Outro exemplo é a participação de mais mulheres em algumas funções na Igreja. "Quando chegou [ao Peru], perguntou porque é que os acólitos das paróquias tinham de ser homens. Abriu a porta às mulheres acólitas", diz Vásquez.
"Tem um jeito reservado, mas não quer dizer que seja tímido. Gosta de falar, mas ouve mais do que fala. E, quando tem de entrar, aprofunda as questões", remata.
O motivo para o nome Leão XIV
Num discurso perante o Colégio Cardinalício, o antigo cardeal Robert Prevost assumiu o nome de Leão inspirado por causa de "Leão XIII, com a histórica Encíclica Rerum novarum, [que] abordou a questão social no contexto da primeira grande revolução industrial”.
Hoje, “a Igreja oferece a todos a riqueza da sua doutrina social para responder a outra revolução industrial e aos desenvolvimentos da inteligência artificial, que trazem novos desafios para a defesa da dignidade humana, da justiça e do trabalho”.
No encontro com o Colégio Cardinalício, o primeiro depois da eleição, na quinta-feira à tarde, disse que pretende liderar com o apoio de todos.
“Queridos cardeais, vós sois os colaboradores mais próximos do Papa, e isto é de um grande conforto para mim, que aceitei um fardo claramente muito superior às minhas forças, assim como o seria para qualquer outra pessoa”, afirmou.
“A vossa presença recorda-me que o Senhor, tendo-me confiado esta missão, não me deixa sozinho a carregar tal responsabilidade”, acrescentou.
Cada Papa “é um humilde servo de Deus e dos irmãos, nada mais do que isso”, disse Leão XIV, elogiando o antecessor, com o seu "estilo de total dedicação ao serviço e sobriedade essencial na vida”.
“Nos últimos dias, pudemos ver a beleza e sentir a força desta imensa comunidade, que com tanto carinho e devoção saudou e chorou o seu pastor, acompanhando-o com a fé e a oração”, afirmou. “Vimos qual é a verdadeira grandeza da Igreja, que vive na variedade dos seus membros”.
Na mesma intervenção, Leão XIV renovou a “plena adesão a este caminho, que a Igreja universal percorre há décadas na esteira do Concílio Vaticano II”, o encontro mago dos anos 1960 que marcou mudanças estruturais da relação da instituição com o mundo contemporâneo.

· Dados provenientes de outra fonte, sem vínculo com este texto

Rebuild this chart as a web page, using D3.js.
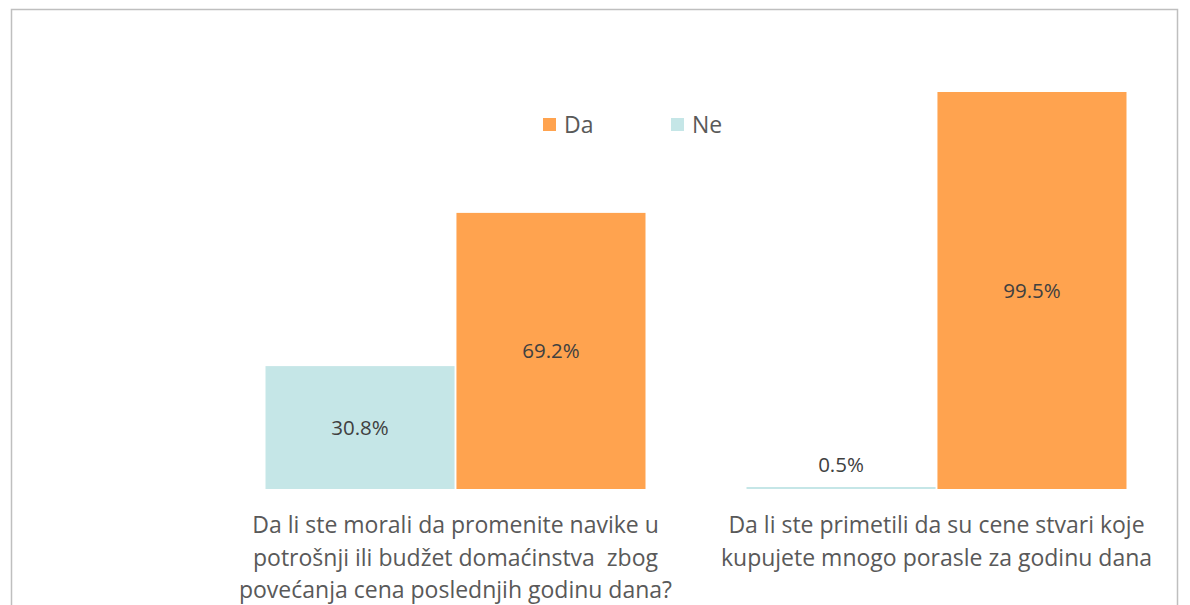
<!DOCTYPE html>
<html>
<head>
<meta charset="utf-8">
<script src="https://cdn.jsdelivr.net/npm/d3@7"></script>
<style>
  body { margin: 0; background: #fff; }
  svg { display: block; font-family: "Open Sans", sans-serif; }
  text { white-space: pre; }
</style>
</head>
<body>
<svg id="chart" width="1190" height="605"></svg>
<script>
// categories and series
var categories = [
  ["Da li ste morali da promenite navike u", "potrošnji ili budžet domaćinstva  zbog", "povećanja cena poslednjih godinu dana?"],
  ["Da li ste primetili da su cene stvari koje", "kupujete mnogo porasle za godinu dana"]
];
var seriesNames = ["Ne", "Da"];
var neValues = [30.8, 0.5];
var daValues = [69.2, 99.5];
var legendOrder = ["Da", "Ne"];

var colors = { Da: "#ffa34f", Ne: "#c5e6e7" };

var svg = d3.select("#chart");

// outer frame
svg.append("rect")
  .attr("x", 11.5).attr("y", 9.5)
  .attr("width", 1166).attr("height", 620)
  .attr("fill", "none")
  .attr("stroke", "#bfbfbf")
  .attr("stroke-width", 1.5);

var x = d3.scaleBand()
  .domain(d3.range(categories.length))
  .range([215, 1177])
  .paddingInner(0.21)
  .paddingOuter(0.105);

var xs = d3.scaleBand()
  .domain(seriesNames)
  .range([0, x.bandwidth()])
  .paddingInner(0.01);

var y = d3.scaleLinear().domain([0, 100]).range([489, 90]);

var rows = categories.map(function(c, i) {
  return [
    { cat: i, s: "Ne", v: neValues[i] },
    { cat: i, s: "Da", v: daValues[i] }
  ];
});

var groups = svg.selectAll("g.group")
  .data(rows)
  .join("g")
  .attr("class", "group")
  .attr("transform", function(d, i) { return "translate(" + x(i) + ",0)"; });

groups.selectAll("rect")
  .data(function(d) { return d; })
  .join("rect")
  .attr("x", function(d) { return xs(d.s); })
  .attr("y", function(d) { return y(d.v); })
  .attr("width", xs.bandwidth())
  .attr("height", function(d) { return y(0) - y(d.v); })
  .attr("fill", function(d) { return colors[d.s]; });

groups.selectAll("text.val")
  .data(function(d) { return d; })
  .join("text")
  .attr("class", "val")
  .attr("x", function(d) { return xs(d.s) + xs.bandwidth() / 2; })
  .attr("y", function(d) {
    var h = y(0) - y(d.v);
    return h < 30 ? y(d.v) - 22 : (y(d.v) + y(0)) / 2;
  })
  .attr("dy", "0.35em")
  .attr("text-anchor", "middle")
  .attr("font-size", 20.5)
  .attr("fill", "#404040")
  .text(function(d) { return d.v.toFixed(1) + "%"; });

// category labels
var catLabels = svg.selectAll("text.cat")
  .data(categories)
  .join("text")
  .attr("class", "cat")
  .attr("text-anchor", "middle")
  .attr("font-size", 23)
  .attr("fill", "#595959");

catLabels.selectAll("tspan")
  .data(function(d, i) { return d.map(function(line) { return { line: line, i: i }; }); })
  .join("tspan")
  .attr("x", function(d) { return x(d.i) + x.bandwidth() / 2; })
  .attr("y", function(d, j) { return 533 + j * 32.5; })
  .text(function(d) { return d.line; });

// legend
var legend = svg.selectAll("g.legend")
  .data(legendOrder)
  .join("g")
  .attr("class", "legend")
  .attr("transform", function(d, i) { return "translate(" + (543 + i * 128) + ",118)"; });

legend.append("rect")
  .attr("width", 13).attr("height", 13)
  .attr("fill", function(d) { return colors[d]; });

legend.append("text")
  .attr("x", 21).attr("y", 6.5)
  .attr("dy", "0.36em")
  .attr("font-size", 23)
  .attr("fill", "#595959")
  .text(function(d) { return d; });
</script>
</body>
</html>
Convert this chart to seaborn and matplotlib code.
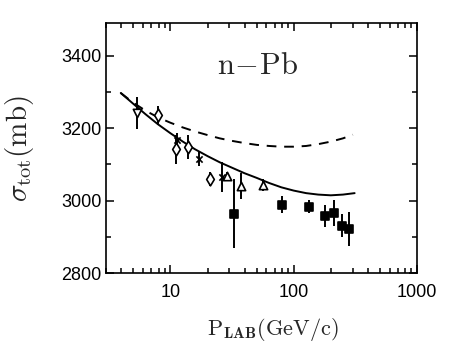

E, assumindo-se como herdeiro ideológico de Francisco, criticado por setores mais conservadores pelo discurso de abertura, Leão lembrou alguns pontos da Exortação Apostólica Evangelii gaudium, que assinalou o início do Pontificado anterior.
“Gostaria de sublinhar alguns pontos fundamentais: o regresso ao primado de Cristo no anúncio, a conversão missionária de toda a comunidade cristã; o crescimento na colegialidade e na sinodalidade; a atenção ao sensus fidei [sentido mais profundo da fé], especialmente nas suas formas mais próprias e inclusivas, como a piedade popular; o cuidado amoroso com os marginalizados e os excluídos; o diálogo corajoso e confiante com o mundo contemporâneo nas suas várias componentes e realidades”, salientou o Papa aos cardeais.
O cardeal Robert Francis Prevost, de 69 anos, foi eleito na quinta-feira Papa, após dois dias de conclave, na Cidade do Vaticano, e assumiu o nome de Leão XIV.
Nascido em Chicago, nos Estados Unidos, o novo líder da Igreja Católica tem ascendência espanhola e nacionalidade peruana, e pertence à Ordem de Santo Agostinho, tendo sido bispo de Chiclayo (Peru) e foi prefeito do Dicastério para os Bispos.
Leão XIV sucedeu ao Papa Francisco, que morreu em 21 de abril, aos 88 anos.